Emmanuel Meafou, né en Nouvelle-Zélande mais qui a grandi en Australie, a fait savoir au sélectionneur des Wallabies Eddie Jones, qu’il souhaitait jouer pour le XV de France. Comprenez-vous une telle démarche ?
Cela fait quatre ans qu’il vit désormais en France, il s’y sent bien. C’est un garçon qui connaît plusieurs cultures puisqu’il est né en Nouvelle-Zélande, qu’il a aussi un passeport samoan mais il a envie de s’installer durablement en France. Et puis, quand on voit les performances des Bleus par rapport à celles de l’équipe d’Australie, on a le droit de penser que s’il y a un trophée à gagner, ce sera peut-être plus avec le XV de France qu’avec les Wallabies, malgré tout le respect que j’ai pour cette nation. Mais aujourd’hui, sur le papier, il y a un choix qui me semble aussi facile que cohérent.

La règle d’éligibilité de World Rugby pour jouer pour les couleurs d’une autre nation a changé l’an dernier, portant l’obligation d’avoir vécu au minimum cinq ans dans ce pays au lieu de trois. Comment jugez-vous cette décision ?
J’imagine que c’est essentiellement pour protéger certaines nations d’une forme de pillage. Pendant longtemps, des nations comme l’Australie ou la Nouvelle-Zélande ont profité du système au détriment de nations comme les Tonga, les Samoa ou encore les Fidji. Cela me semble assez logique.

Si le statut d’Emmanuel Meafou devait évoluer dans les prochaines semaines le rendant éligible pour le Mondial, pensez-vous qu’il soit opportun de le sélectionner ?
Le XV de France doit être composé des meilleurs joueurs sélectionnables. Je crois, au regard de ses performances, qu’il compte parmi ceux-là. Après, sélectionner Meafou pour le Mondial alors qu’il n’a jamais porté les couleurs de la France pourrait être mal perçu. Personnellement, je me suis retrouvé un peu dans cette situation en 2003. J’ai été appelé pour le Mondial en Australie alors que je n’avais aucune sélection. Je ne dirais pas que je suis arrivé là un peu par hasard, mais j’ai su saisir l’opportunité et m’imposer en équipe de France. Si Fabien Galthié venait à le sélectionner, je n’y verrais aucun problème.

Justement aviez-vous rencontré des difficultés à vous intégrer au sein du XV de France pendant cette préparation de la Coupe du monde 2003 ?
J’ai toujours eu un apprentissage en accéléré en raison de mon parcours. Je n’ai pas souvenir de difficulté particulière. De toute façon, lors d’une préparation à un coupe du monde, il n’y a pas de temps à perdre, ni de question à se poser. C’est l’objectif d’une vie pour tous les joueurs qui ont la chance de porter ce maillot bleu.

Comment le situez-vous par rapport à sa concurrence direct avec des garçons comme Paul Willemse ou Romain Taofifenua ?
Ce sont des profils assez similaires.
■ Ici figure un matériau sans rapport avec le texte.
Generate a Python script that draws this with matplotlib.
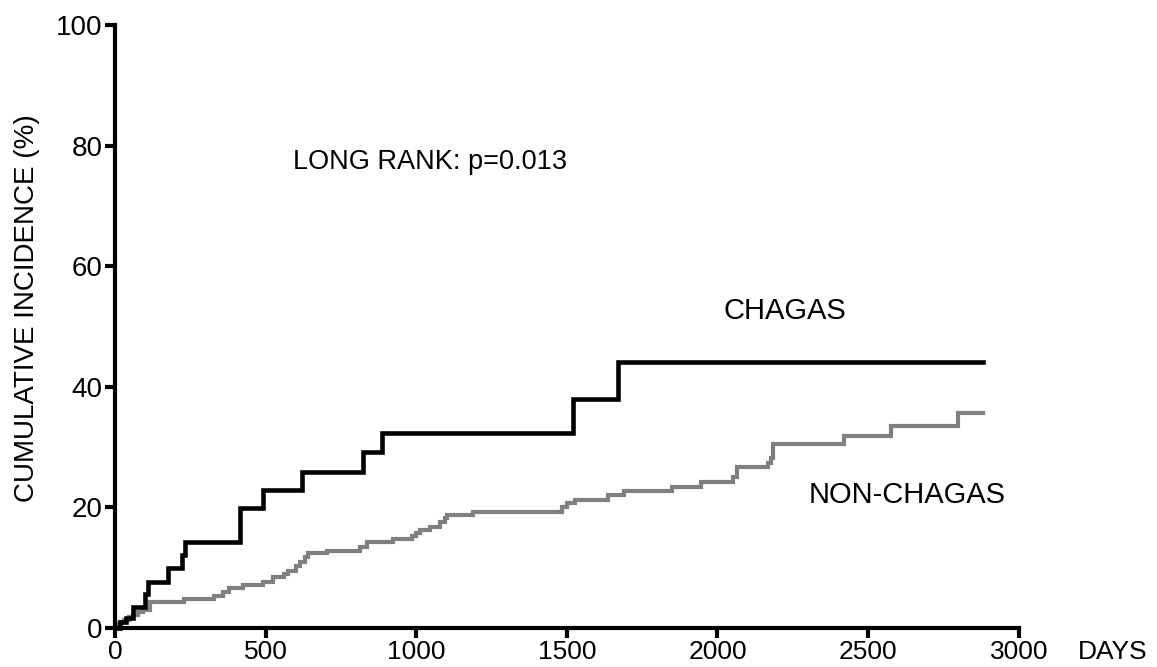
import matplotlib
matplotlib.use("Agg")
import matplotlib.pyplot as plt

plt.rcParams['font.family'] = ['Liberation Sans', 'DejaVu Sans']

# Chagas group (days, cumulative incidence %)
chagas_days = [0, 15, 35, 60, 100, 110, 176, 222, 232, 415, 492, 621, 824, 886, 1522, 1671, 2880]
chagas_inc = [0, 1.0, 1.7, 3.5, 5.6, 7.6, 9.9, 12.1, 14.3, 19.9, 22.9, 25.9, 29.2, 32.3, 38.0, 44.1, 44.1]

# Non-Chagas group
non_days = [0, 10, 17, 30, 45, 60, 75, 93, 116, 230, 330, 360, 380, 425, 492, 525, 560, 575,
            600, 615, 630, 642, 704, 814, 837, 924, 986, 1000, 1013, 1047, 1080, 1095, 1103,
            1189, 1485, 1500, 1528, 1638, 1688, 1850, 1944, 2053, 2066, 2166, 2176, 2183,
            2419, 2575, 2797, 2880]
non_inc = [0, 0.6, 1.0, 1.4, 1.8, 2.2, 2.6, 3.0, 4.3, 4.8, 5.3, 6.0, 6.6, 7.1, 7.6, 8.5, 9.0, 9.5,
           10.3, 11.0, 11.8, 12.5, 12.8, 13.4, 14.3, 14.7, 15.2, 15.7, 16.3, 16.8, 17.6, 18.2, 18.8,
           19.2, 20.0, 20.7, 21.2, 22.0, 22.7, 23.4, 24.2, 25.0, 26.7, 27.3, 28.2, 30.5,
           31.9, 33.5, 35.6, 35.6]

xticks = [0, 500, 1000, 1500, 2000, 2500, 3000]
yticks = [0, 20, 40, 60, 80, 100]

fig = plt.figure(figsize=(11.57, 6.67), dpi=100)
ax = fig.add_axes([0.0994, 0.0585, 0.7811, 0.904])

ax.step(non_days, non_inc, where='post', color='#808080', lw=3.0, clip_on=False,
        solid_joinstyle='miter', zorder=2)
ax.step(chagas_days, chagas_inc, where='post', color='black', lw=3.3, clip_on=False,
        solid_joinstyle='miter', zorder=3)

ax.set_xlim(0, 3000)
ax.set_ylim(0, 100)
ax.set_xticks(xticks)
ax.set_yticks(yticks)
ax.tick_params(axis='both', width=3, length=7, pad=2)
ax.tick_params(axis='y', labelsize=20)
ax.tick_params(axis='x', labelsize=19)
for s in ['top', 'right']:
    ax.spines[s].set_visible(False)
for s in ['left', 'bottom']:
    ax.spines[s].set_linewidth(3)

ax.set_ylabel('CUMULATIVE INCIDENCE (%)', fontsize=20)
ax.yaxis.set_label_coords(-0.083, 0.53)

ax.text(591, 77.3, 'LONG RANK: p=0.013', fontsize=19.5, va='center', ha='left')
ax.text(2020, 52.6, 'CHAGAS', fontsize=21, va='center', ha='left')
ax.text(2302, 22.0, 'NON-CHAGAS', fontsize=21, va='center', ha='left')
fig.text(0.932, 0.0225, 'DAYS', fontsize=19, va='center', ha='left')

fig.savefig('out.png', dpi=100)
Maintenant, il faut se poser la question en terme de volume, en terme de temps de jeu. Emmanuel Meafou a cette capacité à pouvoir enchaîner des rencontres de très haut niveau, à haute intensité et souvent sur 60 ou même 80 minutes. C’est un garçon qui fait 140 kg et qui se déplace très bien. Il casse les plaquages, gagne la ligne d’avantage et sait merveilleusement bien jouer dans les défenses. C’est vraiment une pépite. En défense, il détruit les ballons portés, ce qui est un réel avantage. Il a aussi des mains en or. Pour moi, il a un profil à Will Skelton mais en plus habile.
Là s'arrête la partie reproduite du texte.